**DATASET SECTION**
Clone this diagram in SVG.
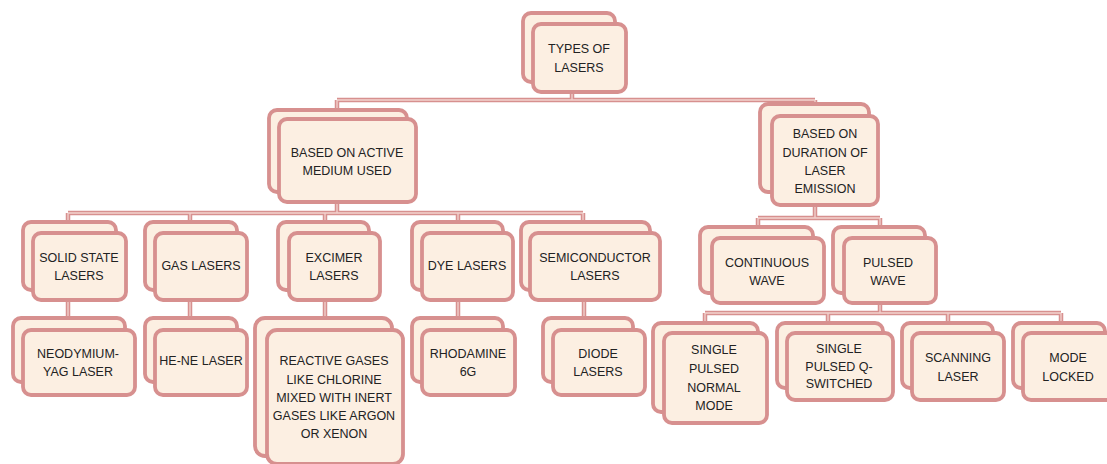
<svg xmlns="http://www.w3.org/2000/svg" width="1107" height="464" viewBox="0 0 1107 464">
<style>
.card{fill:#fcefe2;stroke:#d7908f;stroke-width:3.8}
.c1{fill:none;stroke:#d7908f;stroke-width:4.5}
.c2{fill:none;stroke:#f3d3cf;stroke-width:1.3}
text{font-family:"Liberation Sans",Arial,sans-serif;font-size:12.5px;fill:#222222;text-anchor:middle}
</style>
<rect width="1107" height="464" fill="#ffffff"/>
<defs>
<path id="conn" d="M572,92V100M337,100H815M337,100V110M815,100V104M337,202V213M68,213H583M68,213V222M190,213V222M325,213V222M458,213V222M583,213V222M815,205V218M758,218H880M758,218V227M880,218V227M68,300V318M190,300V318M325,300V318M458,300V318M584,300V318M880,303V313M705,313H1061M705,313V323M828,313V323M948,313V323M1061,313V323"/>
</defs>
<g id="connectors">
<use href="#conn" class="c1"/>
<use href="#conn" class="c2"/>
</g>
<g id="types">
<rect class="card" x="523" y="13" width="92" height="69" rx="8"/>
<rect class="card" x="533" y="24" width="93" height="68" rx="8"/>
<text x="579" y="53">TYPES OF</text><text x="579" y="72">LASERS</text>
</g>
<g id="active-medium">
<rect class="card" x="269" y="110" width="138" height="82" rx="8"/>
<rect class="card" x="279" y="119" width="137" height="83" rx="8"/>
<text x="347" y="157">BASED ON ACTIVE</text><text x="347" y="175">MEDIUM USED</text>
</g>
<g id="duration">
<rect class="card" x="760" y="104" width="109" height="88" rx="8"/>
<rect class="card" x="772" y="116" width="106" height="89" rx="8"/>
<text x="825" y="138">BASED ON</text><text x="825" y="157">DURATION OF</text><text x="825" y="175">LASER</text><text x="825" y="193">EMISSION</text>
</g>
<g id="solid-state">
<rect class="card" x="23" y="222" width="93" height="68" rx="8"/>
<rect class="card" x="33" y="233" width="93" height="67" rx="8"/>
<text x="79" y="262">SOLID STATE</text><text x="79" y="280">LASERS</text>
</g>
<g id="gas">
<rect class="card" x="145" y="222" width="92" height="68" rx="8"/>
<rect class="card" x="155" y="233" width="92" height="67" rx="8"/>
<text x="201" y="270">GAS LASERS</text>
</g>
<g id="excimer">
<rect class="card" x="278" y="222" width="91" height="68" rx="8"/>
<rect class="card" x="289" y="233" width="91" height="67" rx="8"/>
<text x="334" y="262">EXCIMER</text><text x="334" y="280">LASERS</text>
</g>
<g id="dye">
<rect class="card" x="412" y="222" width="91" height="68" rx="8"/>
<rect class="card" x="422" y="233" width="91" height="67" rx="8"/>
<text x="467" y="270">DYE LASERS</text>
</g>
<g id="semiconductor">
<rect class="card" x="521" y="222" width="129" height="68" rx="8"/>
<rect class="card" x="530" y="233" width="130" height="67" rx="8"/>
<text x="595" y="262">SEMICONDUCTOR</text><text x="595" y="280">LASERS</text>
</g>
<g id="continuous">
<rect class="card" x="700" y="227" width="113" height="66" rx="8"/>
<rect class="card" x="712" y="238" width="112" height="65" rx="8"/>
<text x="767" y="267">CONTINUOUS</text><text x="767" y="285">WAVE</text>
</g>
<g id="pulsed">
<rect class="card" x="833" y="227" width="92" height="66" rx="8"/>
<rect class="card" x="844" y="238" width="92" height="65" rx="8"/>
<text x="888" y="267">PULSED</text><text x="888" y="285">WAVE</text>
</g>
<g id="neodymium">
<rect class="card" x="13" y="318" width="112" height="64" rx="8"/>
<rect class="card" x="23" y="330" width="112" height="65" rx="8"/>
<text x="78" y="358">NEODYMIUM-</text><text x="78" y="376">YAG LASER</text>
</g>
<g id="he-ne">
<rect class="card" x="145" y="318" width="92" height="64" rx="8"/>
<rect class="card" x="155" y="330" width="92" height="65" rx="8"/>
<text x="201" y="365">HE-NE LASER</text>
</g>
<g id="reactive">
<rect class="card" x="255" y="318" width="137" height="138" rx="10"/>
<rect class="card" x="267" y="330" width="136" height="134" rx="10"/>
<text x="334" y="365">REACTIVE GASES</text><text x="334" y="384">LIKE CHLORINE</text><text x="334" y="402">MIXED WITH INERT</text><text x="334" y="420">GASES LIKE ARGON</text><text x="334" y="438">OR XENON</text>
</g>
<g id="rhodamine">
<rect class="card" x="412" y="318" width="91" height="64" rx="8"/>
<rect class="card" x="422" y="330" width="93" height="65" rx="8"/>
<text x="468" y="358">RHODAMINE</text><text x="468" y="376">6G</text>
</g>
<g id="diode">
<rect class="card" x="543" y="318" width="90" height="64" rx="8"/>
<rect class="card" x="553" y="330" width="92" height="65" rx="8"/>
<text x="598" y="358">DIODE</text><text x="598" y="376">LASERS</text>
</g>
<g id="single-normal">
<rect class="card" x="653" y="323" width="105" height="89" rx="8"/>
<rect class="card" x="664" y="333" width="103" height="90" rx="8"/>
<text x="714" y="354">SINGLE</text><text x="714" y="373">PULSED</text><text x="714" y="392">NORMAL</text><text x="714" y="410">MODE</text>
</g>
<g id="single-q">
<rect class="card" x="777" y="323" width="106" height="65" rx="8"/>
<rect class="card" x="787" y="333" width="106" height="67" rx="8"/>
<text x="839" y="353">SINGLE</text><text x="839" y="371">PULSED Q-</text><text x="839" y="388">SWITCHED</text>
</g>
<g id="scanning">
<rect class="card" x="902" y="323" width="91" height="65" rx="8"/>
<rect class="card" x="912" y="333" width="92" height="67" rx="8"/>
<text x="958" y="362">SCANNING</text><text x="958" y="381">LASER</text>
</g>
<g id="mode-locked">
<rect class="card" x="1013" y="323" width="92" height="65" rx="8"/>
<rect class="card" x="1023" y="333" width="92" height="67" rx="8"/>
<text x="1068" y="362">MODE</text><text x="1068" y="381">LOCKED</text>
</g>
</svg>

**PROBLEM TO SOLVE**
Copy each line in full and exactly, omitting any picture.

**FINISHED TASK**
Clone this diagram in SVG.
<svg xmlns="http://www.w3.org/2000/svg" width="1107" height="464" viewBox="0 0 1107 464">
<style>
.card{fill:#fcefe2;stroke:#d7908f;stroke-width:3.8}
.c1{fill:none;stroke:#d7908f;stroke-width:4.5}
.c2{fill:none;stroke:#f3d3cf;stroke-width:1.3}
text{font-family:"Liberation Sans",Arial,sans-serif;font-size:12.5px;fill:#222222;text-anchor:middle}
</style>
<rect width="1107" height="464" fill="#ffffff"/>
<defs>
<path id="conn" d="M572,92V100M337,100H815M337,100V110M815,100V104M337,202V213M68,213H583M68,213V222M190,213V222M325,213V222M458,213V222M583,213V222M815,205V218M758,218H880M758,218V227M880,218V227M68,300V318M190,300V318M325,300V318M458,300V318M584,300V318M880,303V313M705,313H1061M705,313V323M828,313V323M948,313V323M1061,313V323"/>
</defs>
<g id="connectors">
<use href="#conn" class="c1"/>
<use href="#conn" class="c2"/>
</g>
<g id="types">
<rect class="card" x="523" y="13" width="92" height="69" rx="8"/>
<rect class="card" x="533" y="24" width="93" height="68" rx="8"/>
<text x="579" y="53">TYPES OF</text><text x="579" y="72">LASERS</text>
</g>
<g id="active-medium">
<rect class="card" x="269" y="110" width="138" height="82" rx="8"/>
<rect class="card" x="279" y="119" width="137" height="83" rx="8"/>
<text x="347" y="157">BASED ON ACTIVE</text><text x="347" y="175">MEDIUM USED</text>
</g>
<g id="duration">
<rect class="card" x="760" y="104" width="109" height="88" rx="8"/>
<rect class="card" x="772" y="116" width="106" height="89" rx="8"/>
<text x="825" y="138">BASED ON</text><text x="825" y="157">DURATION OF</text><text x="825" y="175">LASER</text><text x="825" y="193">EMISSION</text>
</g>
<g id="solid-state">
<rect class="card" x="23" y="222" width="93" height="68" rx="8"/>
<rect class="card" x="33" y="233" width="93" height="67" rx="8"/>
<text x="79" y="262">SOLID STATE</text><text x="79" y="280">LASERS</text>
</g>
<g id="gas">
<rect class="card" x="145" y="222" width="92" height="68" rx="8"/>
<rect class="card" x="155" y="233" width="92" height="67" rx="8"/>
<text x="201" y="270">GAS LASERS</text>
</g>
<g id="excimer">
<rect class="card" x="278" y="222" width="91" height="68" rx="8"/>
<rect class="card" x="289" y="233" width="91" height="67" rx="8"/>
<text x="334" y="262">EXCIMER</text><text x="334" y="280">LASERS</text>
</g>
<g id="dye">
<rect class="card" x="412" y="222" width="91" height="68" rx="8"/>
<rect class="card" x="422" y="233" width="91" height="67" rx="8"/>
<text x="467" y="270">DYE LASERS</text>
</g>
<g id="semiconductor">
<rect class="card" x="521" y="222" width="129" height="68" rx="8"/>
<rect class="card" x="530" y="233" width="130" height="67" rx="8"/>
<text x="595" y="262">SEMICONDUCTOR</text><text x="595" y="280">LASERS</text>
</g>
<g id="continuous">
<rect class="card" x="700" y="227" width="113" height="66" rx="8"/>
<rect class="card" x="712" y="238" width="112" height="65" rx="8"/>
<text x="767" y="267">CONTINUOUS</text><text x="767" y="285">WAVE</text>
</g>
<g id="pulsed">
<rect class="card" x="833" y="227" width="92" height="66" rx="8"/>
<rect class="card" x="844" y="238" width="92" height="65" rx="8"/>
<text x="888" y="267">PULSED</text><text x="888" y="285">WAVE</text>
</g>
<g id="neodymium">
<rect class="card" x="13" y="318" width="112" height="64" rx="8"/>
<rect class="card" x="23" y="330" width="112" height="65" rx="8"/>
<text x="78" y="358">NEODYMIUM-</text><text x="78" y="376">YAG LASER</text>
</g>
<g id="he-ne">
<rect class="card" x="145" y="318" width="92" height="64" rx="8"/>
<rect class="card" x="155" y="330" width="92" height="65" rx="8"/>
<text x="201" y="365">HE-NE LASER</text>
</g>
<g id="reactive">
<rect class="card" x="255" y="318" width="137" height="138" rx="10"/>
<rect class="card" x="267" y="330" width="136" height="134" rx="10"/>
<text x="334" y="365">REACTIVE GASES</text><text x="334" y="384">LIKE CHLORINE</text><text x="334" y="402">MIXED WITH INERT</text><text x="334" y="420">GASES LIKE ARGON</text><text x="334" y="438">OR XENON</text>
</g>
<g id="rhodamine">
<rect class="card" x="412" y="318" width="91" height="64" rx="8"/>
<rect class="card" x="422" y="330" width="93" height="65" rx="8"/>
<text x="468" y="358">RHODAMINE</text><text x="468" y="376">6G</text>
</g>
<g id="diode">
<rect class="card" x="543" y="318" width="90" height="64" rx="8"/>
<rect class="card" x="553" y="330" width="92" height="65" rx="8"/>
<text x="598" y="358">DIODE</text><text x="598" y="376">LASERS</text>
</g>
<g id="single-normal">
<rect class="card" x="653" y="323" width="105" height="89" rx="8"/>
<rect class="card" x="664" y="333" width="103" height="90" rx="8"/>
<text x="714" y="354">SINGLE</text><text x="714" y="373">PULSED</text><text x="714" y="392">NORMAL</text><text x="714" y="410">MODE</text>
</g>
<g id="single-q">
<rect class="card" x="777" y="323" width="106" height="65" rx="8"/>
<rect class="card" x="787" y="333" width="106" height="67" rx="8"/>
<text x="839" y="353">SINGLE</text><text x="839" y="371">PULSED Q-</text><text x="839" y="388">SWITCHED</text>
</g>
<g id="scanning">
<rect class="card" x="902" y="323" width="91" height="65" rx="8"/>
<rect class="card" x="912" y="333" width="92" height="67" rx="8"/>
<text x="958" y="362">SCANNING</text><text x="958" y="381">LASER</text>
</g>
<g id="mode-locked">
<rect class="card" x="1013" y="323" width="92" height="65" rx="8"/>
<rect class="card" x="1023" y="333" width="92" height="67" rx="8"/>
<text x="1068" y="362">MODE</text><text x="1068" y="381">LOCKED</text>
</g>
</svg>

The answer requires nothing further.